::: Excerpted data
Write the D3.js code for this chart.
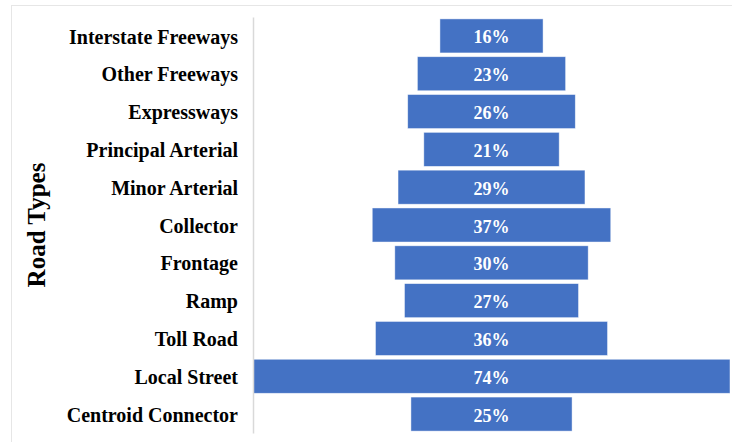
<!DOCTYPE html>
<html>
<head>
<meta charset="utf-8">
<script src="https://cdn.jsdelivr.net/npm/d3@7"></script>
<style>
  html, body { margin: 0; padding: 0; background: #fff; }
  svg { display: block; }
</style>
</head>
<body>
<svg id="chart" width="732" height="442"></svg>
<script>
// Share of each road type (percent)
const roadTypes = [
  "Interstate Freeways", "Other Freeways", "Expressways", "Principal Arterial",
  "Minor Arterial", "Collector", "Frontage", "Ramp", "Toll Road",
  "Local Street", "Centroid Connector"
];
const shares = [16, 23, 26, 21, 29, 37, 30, 27, 36, 74, 25];
const axisTitle = "Road Types";

const svg = d3.select("#chart");
const W = 732, H = 442;

// light chart-area frame
svg.append("rect")
  .attr("x", 11.5).attr("y", 5.5)
  .attr("width", W + 10).attr("height", H + 10)
  .attr("fill", "#fff").attr("stroke", "#e6e6e6").attr("stroke-width", 1);

const rows = roadTypes.map((t, i) => ({ type: t, value: shares[i] }));

const y = d3.scaleBand()
  .domain(roadTypes)
  .range([17, 433])
  .paddingInner(0.1)
  .paddingOuter(0.05);

// symmetric scale: each bar is centred on zero
const x = d3.scaleLinear().domain([-37, 37]).range([253, 730]);

const fontFamily = "'Liberation Serif', 'Times New Roman', serif";

// bars
svg.append("g").selectAll("rect")
  .data(rows)
  .join("rect")
  .attr("x", d => x(-d.value / 2))
  .attr("y", d => y(d.type))
  .attr("width", d => x(d.value / 2) - x(-d.value / 2))
  .attr("height", y.bandwidth())
  .attr("fill", "#4472c4")
  .attr("stroke", "#ffffff")
  .attr("stroke-opacity", 0.6)
  .attr("stroke-width", 0.75);

// value labels
svg.append("g").selectAll("text")
  .data(rows)
  .join("text")
  .attr("x", d => x(0))
  .attr("y", d => y(d.type) + y.bandwidth() / 2)
  .attr("dy", "0.42em")
  .attr("text-anchor", "middle")
  .attr("fill", "#ffffff")
  .attr("font-family", fontFamily)
  .attr("font-weight", "bold")
  .attr("font-size", 18)
  .text(d => d.value + "%");

// category axis
const axis = svg.append("g")
  .attr("transform", `translate(${x(-37)},0)`)
  .call(d3.axisLeft(y).tickSize(0).tickPadding(15));
axis.select(".domain").attr("stroke", "#d9d9d9").attr("stroke-width", 1.5);
axis.selectAll("text")
  .attr("dy", "0.38em")
  .attr("fill", "#000")
  .attr("font-family", fontFamily)
  .attr("font-weight", "bold")
  .attr("font-size", 20);

// axis title
svg.append("text")
  .attr("transform", `translate(45,225) rotate(-90)`)
  .attr("text-anchor", "middle")
  .attr("fill", "#000")
  .attr("font-family", fontFamily)
  .attr("font-weight", "bold")
  .attr("font-size", 25)
  .text(axisTitle);
</script>
</body>
</html>
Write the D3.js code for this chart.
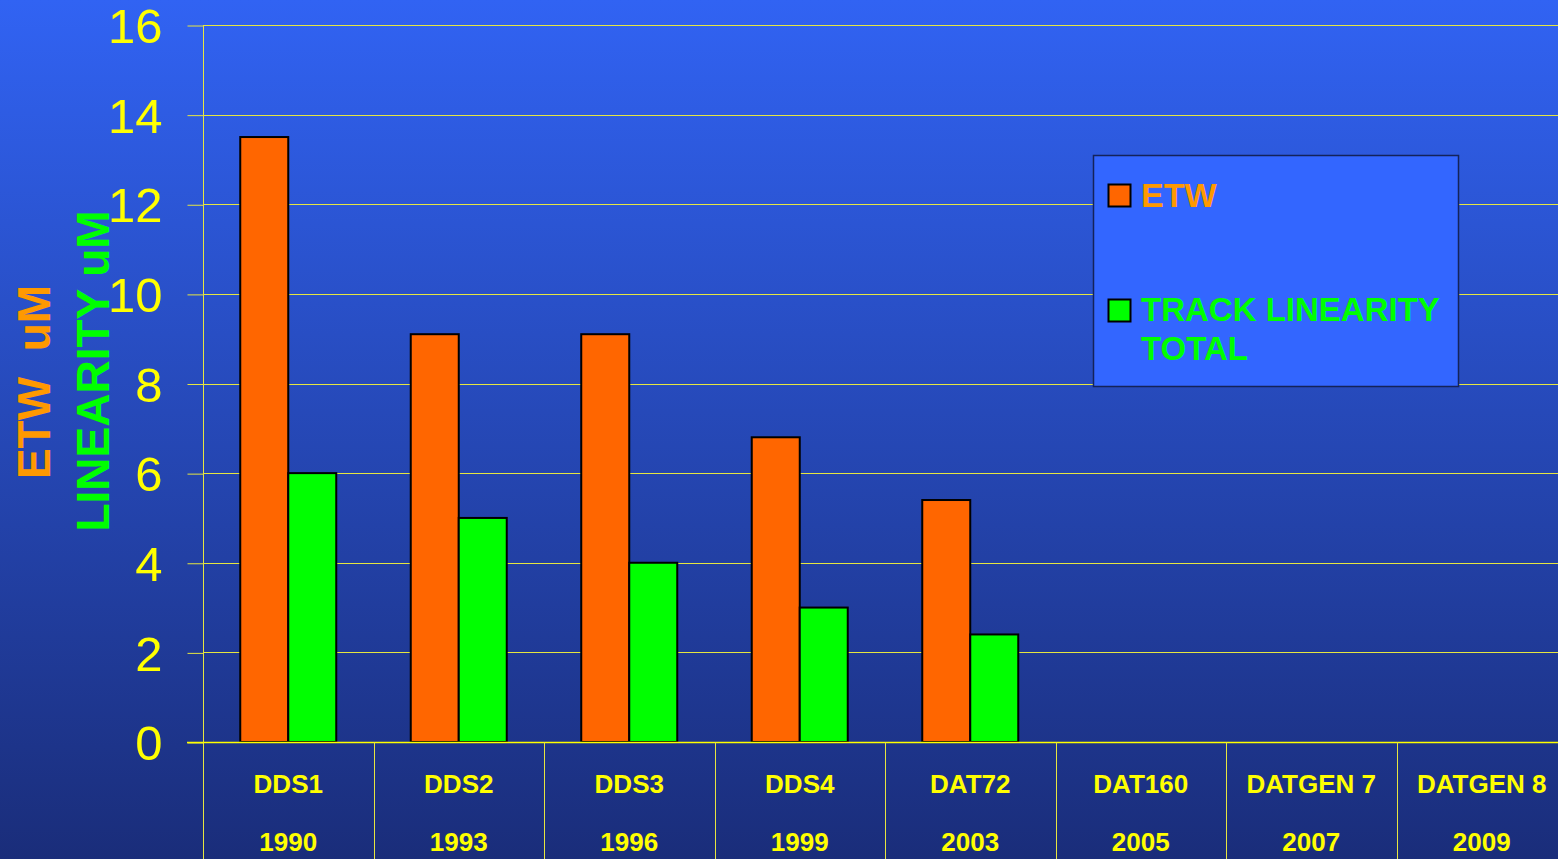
<!DOCTYPE html>
<html>
<head>
<meta charset="utf-8">
<script src="https://cdn.jsdelivr.net/npm/d3@7"></script>
<style>
  html, body { margin: 0; padding: 0; overflow: hidden; }
  svg { display: block; font-family: "Liberation Sans", Arial, sans-serif; }
</style>
</head>
<body>
<svg id="chart"></svg>
<script>
'use strict';

// chart values
const categories = ['DDS1', 'DDS2', 'DDS3', 'DDS4', 'DAT72', 'DAT160', 'DATGEN 7', 'DATGEN 8'];
const years = ['1990', '1993', '1996', '1999', '2003', '2005', '2007', '2009'];
const etw = [13.5, 9.1, 9.1, 6.8, 5.4, null, null, null];
const linearity = [6.0, 5.0, 4.0, 3.0, 2.4, null, null, null];
const yTicks = [0, 2, 4, 6, 8, 10, 12, 14, 16];
const seriesNames = ['ETW', 'TRACK LINEARITY'];
const seriesColors = ['#ff6600', '#00ff00'];

const width = 1558;
const height = 859;
const plot = { left: 203, top: 25, bottom: 742, band: 170.5 };

const svg = d3.select('#chart')
    .attr('width', width)
    .attr('height', height);

// background gradient
const grad = svg.append('defs').append('linearGradient')
    .attr('id', 'bg').attr('x1', 0).attr('y1', 0).attr('x2', 0).attr('y2', 1);
grad.append('stop').attr('offset', '0%').attr('stop-color', '#3163f3');
grad.append('stop').attr('offset', '100%').attr('stop-color', '#1a2d7a');
svg.append('rect').attr('width', width).attr('height', height).attr('fill', 'url(#bg)');

const x = d3.scaleBand()
    .domain(categories)
    .range([plot.left, plot.left + plot.band * categories.length]);

const xs = d3.scaleBand()
    .domain(seriesNames)
    .range([0, x.bandwidth()])
    .paddingOuter(0.776);

const y = d3.scaleLinear()
    .domain([0, 16])
    .range([plot.bottom, plot.top]);

// gridlines
svg.append('g').selectAll('line')
    .data(yTicks.filter(d => d > 0))
    .enter().append('line')
    .attr('x1', plot.left).attr('x2', width)
    .attr('y1', d => Math.round(y(d)) + 0.5).attr('y2', d => Math.round(y(d)) + 0.5)
    .attr('stroke', '#e6e640').attr('stroke-width', 1);

// y axis
const yAxis = d3.axisLeft(y).tickValues(yTicks).tickSize(16).tickPadding(25);
const gy = svg.append('g')
    .attr('transform', 'translate(' + (plot.left + 0.5) + ',0)')
    .call(yAxis);
gy.select('.domain').remove();
gy.selectAll('.tick line').attr('stroke', '#e6e640').attr('transform', 'translate(0,0.5)');
gy.selectAll('.tick text')
    .attr('fill', '#ffff00')
    .attr('font-size', 49)
    .attr('font-family', '"Liberation Sans", Arial, sans-serif')
    .attr('dy', '0.36em');
svg.append('line')
    .attr('x1', plot.left + 0.5).attr('x2', plot.left + 0.5)
    .attr('y1', plot.top).attr('y2', height)
    .attr('stroke', '#e6e640').attr('stroke-width', 1);

// bars
const groups = svg.append('g').selectAll('g')
    .data(categories.map((c, i) => ({ cat: c, vals: [etw[i], linearity[i]] })))
    .enter().append('g')
    .attr('transform', d => 'translate(' + x(d.cat) + ',0)');

groups.selectAll('rect')
    .data(d => d.vals.map((v, j) => ({ name: seriesNames[j], v: v, color: seriesColors[j] })).filter(e => e.v != null))
    .enter().append('rect')
    .attr('x', e => xs(e.name))
    .attr('y', e => y(e.v))
    .attr('width', xs.bandwidth())
    .attr('height', e => y(0) - y(e.v))
    .attr('fill', e => e.color)
    .attr('stroke', '#000')
    .attr('stroke-width', 2);

// x axis line and category dividers
svg.append('line')
    .attr('x1', plot.left - 16).attr('x2', width)
    .attr('y1', plot.bottom + 0.5).attr('y2', plot.bottom + 0.5)
    .attr('stroke', '#ffff00').attr('stroke-width', 1.5);

svg.append('g').selectAll('line')
    .data(categories.slice(1))
    .enter().append('line')
    .attr('x1', d => Math.round(x(d)) + 0.5).attr('x2', d => Math.round(x(d)) + 0.5)
    .attr('y1', plot.bottom).attr('y2', height)
    .attr('stroke', '#e6e640').attr('stroke-width', 1);

// category labels, two rows
const labels = svg.append('g').selectAll('g')
    .data(categories.map((c, i) => ({ cat: c, year: years[i] })))
    .enter().append('g')
    .attr('transform', d => 'translate(' + (x(d.cat) + x.bandwidth() / 2) + ',0)');
labels.append('text')
    .attr('y', 793)
    .attr('text-anchor', 'middle')
    .attr('fill', '#ffff00').attr('font-size', 26).attr('font-weight', 'bold')
    .text(d => d.cat);
labels.append('text')
    .attr('y', 851)
    .attr('text-anchor', 'middle')
    .attr('fill', '#ffff00').attr('font-size', 26).attr('font-weight', 'bold')
    .text(d => d.year);

// axis titles
svg.append('text')
    .attr('transform', 'translate(50,382) rotate(-90)')
    .attr('text-anchor', 'middle')
    .attr('fill', '#ff9900').attr('font-size', 46).attr('font-weight', 'bold')
    .attr('xml:space', 'preserve')
    .text('ETW  uM');
svg.append('text')
    .attr('transform', 'translate(109,371) rotate(-90)')
    .attr('text-anchor', 'middle')
    .attr('fill', '#00ff00').attr('font-size', 46).attr('font-weight', 'bold')
    .text('LINEARITY uM');

// legend
const legend = svg.append('g').attr('transform', 'translate(1093,155)');
legend.append('rect')
    .attr('x', 0.5).attr('y', 0.5).attr('width', 365).attr('height', 231)
    .attr('fill', '#3366ff').attr('stroke', '#14235a').attr('stroke-width', 1.5);

legend.append('rect')
    .attr('x', 15.5).attr('y', 29.5).attr('width', 22).attr('height', 22)
    .attr('fill', seriesColors[0]).attr('stroke', '#000').attr('stroke-width', 2);
legend.append('text')
    .attr('x', 48).attr('y', 52)
    .attr('fill', '#ff9900').attr('font-size', 34).attr('font-weight', 'bold')
    .text('ETW');

legend.append('rect')
    .attr('x', 15.5).attr('y', 144.5).attr('width', 22).attr('height', 22)
    .attr('fill', seriesColors[1]).attr('stroke', '#000').attr('stroke-width', 2);
const lt = legend.append('text')
    .attr('fill', '#00ff00').attr('font-size', 33).attr('font-weight', 'bold');
lt.append('tspan').attr('x', 48).attr('y', 166).text('TRACK LINEARITY');
lt.append('tspan').attr('x', 48).attr('y', 205).text('TOTAL');
</script>
</body>
</html>
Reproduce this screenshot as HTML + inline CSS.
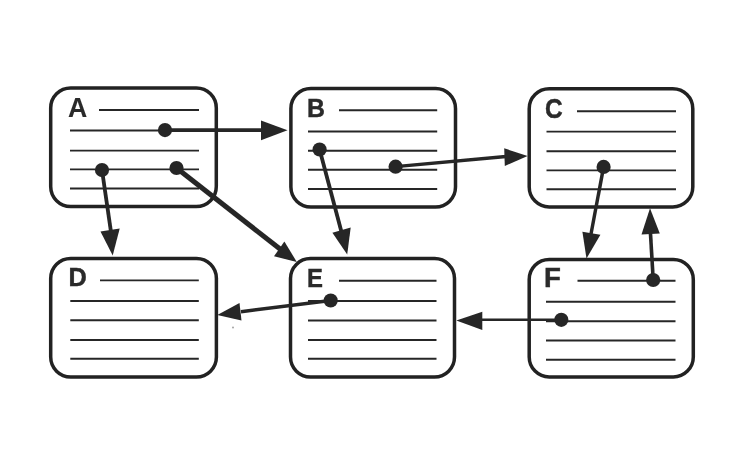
<!DOCTYPE html>
<html>
<head>
<meta charset="utf-8">
<title>Linked records diagram</title>
<style>
  html, body { margin: 0; padding: 0; background: #ffffff; }
  body { width: 746px; height: 455px; overflow: hidden; }
  svg { display: block; }
  .box { fill: #ffffff; stroke: #222222; stroke-width: 3.5; }
  .ln { stroke: #262626; stroke-width: 1.9; fill: none; }
  .lbl { font-family: "Liberation Sans", sans-serif; font-weight: bold; font-size: 27.2px; fill: #2a2a2a; stroke: #2a2a2a; stroke-width: 0.45; }
  .dot { fill: #282828; }
  .arr { stroke: #262626; stroke-width: 3.8; fill: none; }
  .head { fill: #262626; stroke: none; }
</style>
</head>
<body>
<svg width="746" height="455" viewBox="0 0 746 455">
  <defs><filter id="soft" x="0" y="0" width="746" height="455" filterUnits="userSpaceOnUse"><feGaussianBlur stdDeviation="0.55"/></filter></defs>
  <rect x="0" y="0" width="746" height="455" fill="#ffffff"/>
  <g filter="url(#soft)">

  <!-- boxes -->
  <rect class="box" x="50.7" y="87.9" width="165.6" height="118.6" rx="20" ry="20"/>
  <rect class="box" x="290.9" y="88.4" width="164.6" height="118.7" rx="20" ry="20"/>
  <rect class="box" x="529.2" y="88.7" width="163.6" height="118.2" rx="20" ry="20"/>
  <rect class="box" x="50.7" y="258.4" width="165.7" height="118.6" rx="20" ry="20"/>
  <rect class="box" x="290.5" y="258.6" width="164" height="118.4" rx="20" ry="20"/>
  <rect class="box" x="529.2" y="259.4" width="164.1" height="117.5" rx="20" ry="20"/>

  <!-- ruled lines -->
  <g class="ln">
    <path d="M99 110H199 M70 130.5H199 M70 150.6H199 M70 169.4H199 M70 188.5H199"/>
    <path d="M339 110.3H437.2 M308 131.5H437.2 M308 150.7H437.2 M308 169.7H437.2 M308 189H437.2"/>
    <path d="M577 111.2H676 M546.5 131.6H676 M546.5 151.3H676 M546.5 170.4H676 M546.5 189.3H676"/>
    <path d="M100 280.4H198.8 M70.3 301H198.8 M70.3 320.3H198.8 M70.3 340H198.8 M70.3 358.8H198.8"/>
    <path d="M339 280.7H436.5 M308 301H436.5 M308 320.5H436.5 M308 340H436.5 M308 358.8H436.5"/>
    <path d="M577.5 280.8H675.5 M546 301.8H675.5 M546 321.2H675.5 M546 340.5H675.5 M546 359.8H675.5"/>
  </g>

  <!-- labels -->
  <text class="lbl" transform="translate(68.1,117) scale(0.951,1)" style="font-size:28px;stroke-width:0.1">A</text>
  <text class="lbl" transform="translate(307.1,116.5) scale(0.945,1)" style="font-size:26.3px">B</text>
  <text class="lbl" transform="translate(545,117.6) scale(0.9,1)">C</text>
  <text class="lbl" transform="translate(68.5,286.3) scale(0.955,1)" style="font-size:26.5px">D</text>
  <text class="lbl" transform="translate(307.1,286.5) scale(0.895,1)" style="font-size:26.7px">E</text>
  <text class="lbl" transform="translate(544,287.2) scale(1.015,1)">F</text>

  <!-- dots -->
  <g class="dot">
    <circle cx="165" cy="130.1" r="7.1"/>
    <circle cx="102" cy="170.1" r="7.1"/>
    <circle cx="176.5" cy="168" r="7.1"/>
    <circle cx="319.6" cy="149.5" r="7.1"/>
    <circle cx="395.6" cy="166.7" r="7.1"/>
    <circle cx="603.6" cy="166.9" r="7.1"/>
    <circle cx="330.7" cy="300.5" r="7.1"/>
    <circle cx="653.2" cy="280" r="7.1"/>
    <circle cx="561.3" cy="319.8" r="7.1"/>
  </g>

  <!-- arrow shafts -->
  <g class="arr">
    <path d="M165 130.1H265" style="stroke-width:3.6"/>
    <path d="M102 170.1L111 232"/>
    <path d="M176.5 168L281 249.8" style="stroke-width:5"/>
    <path d="M319.6 149.5L341.5 232"/>
    <path d="M395.6 166.7L506 156.5" style="stroke-width:3.3"/>
    <path d="M603.6 166.9L591 234" style="stroke-width:3.5"/>
    <path d="M653.2 280L650.4 232" style="stroke-width:3.6"/>
    <path d="M561.3 319.8H480" style="stroke-width:2.6"/>
    <path d="M330.7 300.5L241 311.7" style="stroke-width:3.4"/>
  </g>

  <!-- arrow heads -->
  <g class="head">
    <polygon points="287.5,130.3 261,120.4 261,140.3"/>
    <polygon points="112.7,255.5 100.5,231.4 119.7,228.4"/>
    <polygon points="296.8,262 274,256.2 284.4,241.4"/>
    <polygon points="347.2,254.6 332.4,232.7 350.7,227.4"/>
    <polygon points="527.6,156 504.2,148.3 504.8,166"/>
    <polygon points="586.5,258.5 582.4,231.8 600.4,234.8"/>
    <polygon points="650,208.3 641.5,234.4 659.8,233.4"/>
    <polygon points="456.3,320.4 482.3,311.7 482.3,330"/>
    <polygon points="217.3,315 239.5,303 241.5,320.4"/>
  </g>

  </g>
  <!-- scan speck -->
  <circle cx="233" cy="327.5" r="0.9" fill="#9a9a9a"/>
</svg>
</body>
</html>
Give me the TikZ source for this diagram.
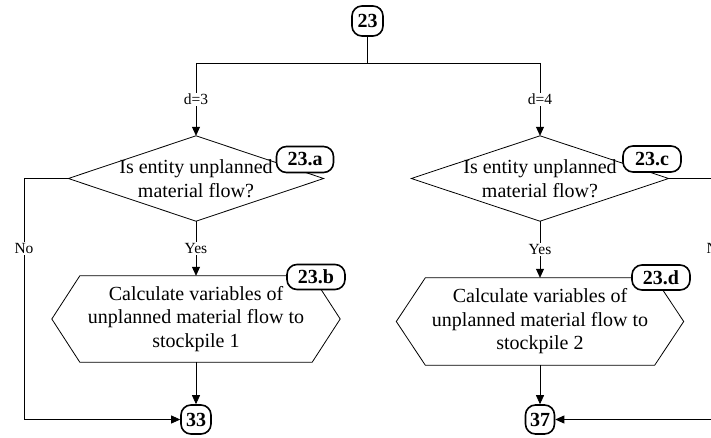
\documentclass[tikz,border=0pt]{standalone}
\usepackage{fontspec}
\setmainfont{Liberation Serif}
\usetikzlibrary{arrows.meta,calc}
\tikzset{
  tag/.style={draw, line width=1.6pt, rounded corners=10pt, fill=white, inner sep=0pt,
    font=\fontsize{20}{22}\selectfont\bfseries},
  shapebox/.style={inner sep=0pt, align=center, font=\fontsize{20}{23.5}\selectfont},
  lbl/.style={fill=white, inner sep=1pt, font=\fontsize{15.5}{17}\selectfont},
  conn/.style={line width=0.8pt},
  arr/.style={conn, -{Triangle[length=9pt,width=8pt]}},
  outline/.style={line width=0.8pt}
}
\begin{document}
\begin{tikzpicture}[x=1pt,y=-1pt]
\useasboundingbox (0,0) rectangle (711,438);
\clip (0,0) rectangle (711,438);
% top connector node
\node[tag, minimum width=31pt, minimum height=30pt] (n23) at (367.5,21) {23};
\coordinate (cL) at (196,63);
\coordinate (cR) at (540,63);
% decisions
\node[shapebox, minimum width=255pt, minimum height=85pt] (dA) at (196,178.5) {Is entity unplanned\\material flow?};
\draw[outline] (dA.north) -- (dA.east) -- (dA.south) -- (dA.west) -- cycle;
\node[shapebox, minimum width=257pt, minimum height=85pt] (dC) at (540,178.5) {Is entity unplanned\\material flow?};
\draw[outline] (dC.north) -- (dC.east) -- (dC.south) -- (dC.west) -- cycle;
% processes
\node[shapebox, minimum width=288pt, minimum height=86pt] (hB) at (196,319) {Calculate variables of\\unplanned material flow to\\stockpile 1};
\draw[outline] (hB.west) -- ([xshift=28pt]hB.north west) -- ([xshift=-28pt]hB.north east) -- (hB.east) -- ([xshift=-28pt]hB.south east) -- ([xshift=28pt]hB.south west) -- cycle;
\node[shapebox, minimum width=287pt, minimum height=87pt] (hD) at (540,321.5) {Calculate variables of\\unplanned material flow to\\stockpile 2};
\draw[outline] (hD.west) -- ([xshift=29pt]hD.north west) -- ([xshift=-29pt]hD.north east) -- (hD.east) -- ([xshift=-29pt]hD.south east) -- ([xshift=29pt]hD.south west) -- cycle;
% tags
\node[tag, minimum width=57pt, minimum height=26pt] (tA) at (305,159.5) {23.a};
\node[tag, minimum width=58pt, minimum height=26pt] (tC) at (652,159) {23.c};
\node[tag, minimum width=58pt, minimum height=25pt] (tB) at (316,277) {23.b};
\node[tag, minimum width=58pt, minimum height=25pt] (tD) at (661,277.5) {23.d};
% end connectors
\node[tag, minimum width=30pt, minimum height=29pt] (n33) at (196,419.5) {33};
\node[tag, minimum width=29pt, minimum height=29pt] (n37) at (540,419.5) {37};
% connectors
\draw[conn] (n23.south) -- (n23.south |- cL);
\draw[conn] (cL) -- (cR);
\draw[arr] (cL) -- node[lbl]{d=3} (dA.north);
\draw[arr] (cR) -- node[lbl]{d=4} (dC.north);
\draw[arr] (dA.south) -- node[lbl]{Yes} (hB.north);
\draw[arr] (dC.south) -- node[lbl]{Yes} (hD.north);
\draw[arr] (hB.south) -- (n33.north);
\draw[arr] (hD.south) -- (n37.north);
\coordinate (noA) at (24,178.5);
\coordinate (noC) at (716,178.5);
\draw[arr] (dA.west) -- (noA) -- node[lbl,pos=0.29]{No} (noA |- n33) -- (n33.west);
\draw[arr] (dC.east) -- (noC) -- node[lbl,pos=0.29]{No} (noC |- n37) -- (n37.east);
\end{tikzpicture}
\end{document}
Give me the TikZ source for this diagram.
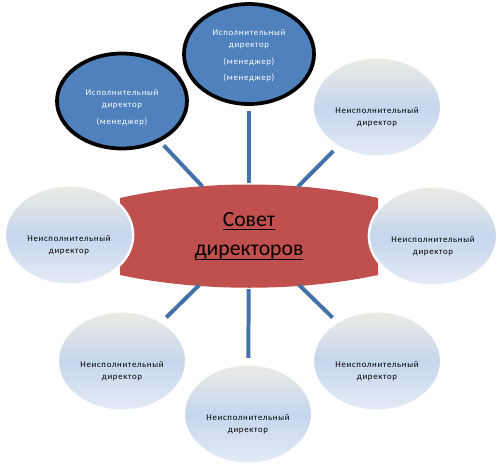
::::::
Request
Give again exactly the lines running from the beginning of the material above through the line that contains "const x = d3.scaleLinear().domain([-37, 37]).range([253, 730]);", and leave out every picture.

Finished task
Write the D3.js code for this chart.
<!DOCTYPE html>
<html>
<head>
<meta charset="utf-8">
<script src="https://cdn.jsdelivr.net/npm/d3@7"></script>
<style>
  html, body { margin: 0; padding: 0; background: #fff; }
  svg { display: block; }
</style>
</head>
<body>
<svg id="chart" width="732" height="442"></svg>
<script>
// Share of each road type (percent)
const roadTypes = [
  "Interstate Freeways", "Other Freeways", "Expressways", "Principal Arterial",
  "Minor Arterial", "Collector", "Frontage", "Ramp", "Toll Road",
  "Local Street", "Centroid Connector"
];
const shares = [16, 23, 26, 21, 29, 37, 30, 27, 36, 74, 25];
const axisTitle = "Road Types";

const svg = d3.select("#chart");
const W = 732, H = 442;

// light chart-area frame
svg.append("rect")
  .attr("x", 11.5).attr("y", 5.5)
  .attr("width", W + 10).attr("height", H + 10)
  .attr("fill", "#fff").attr("stroke", "#e6e6e6").attr("stroke-width", 1);

const rows = roadTypes.map((t, i) => ({ type: t, value: shares[i] }));

const y = d3.scaleBand()
  .domain(roadTypes)
  .range([17, 433])
  .paddingInner(0.1)
  .paddingOuter(0.05);

// symmetric scale: each bar is centred on zero
const x = d3.scaleLinear().domain([-37, 37]).range([253, 730]);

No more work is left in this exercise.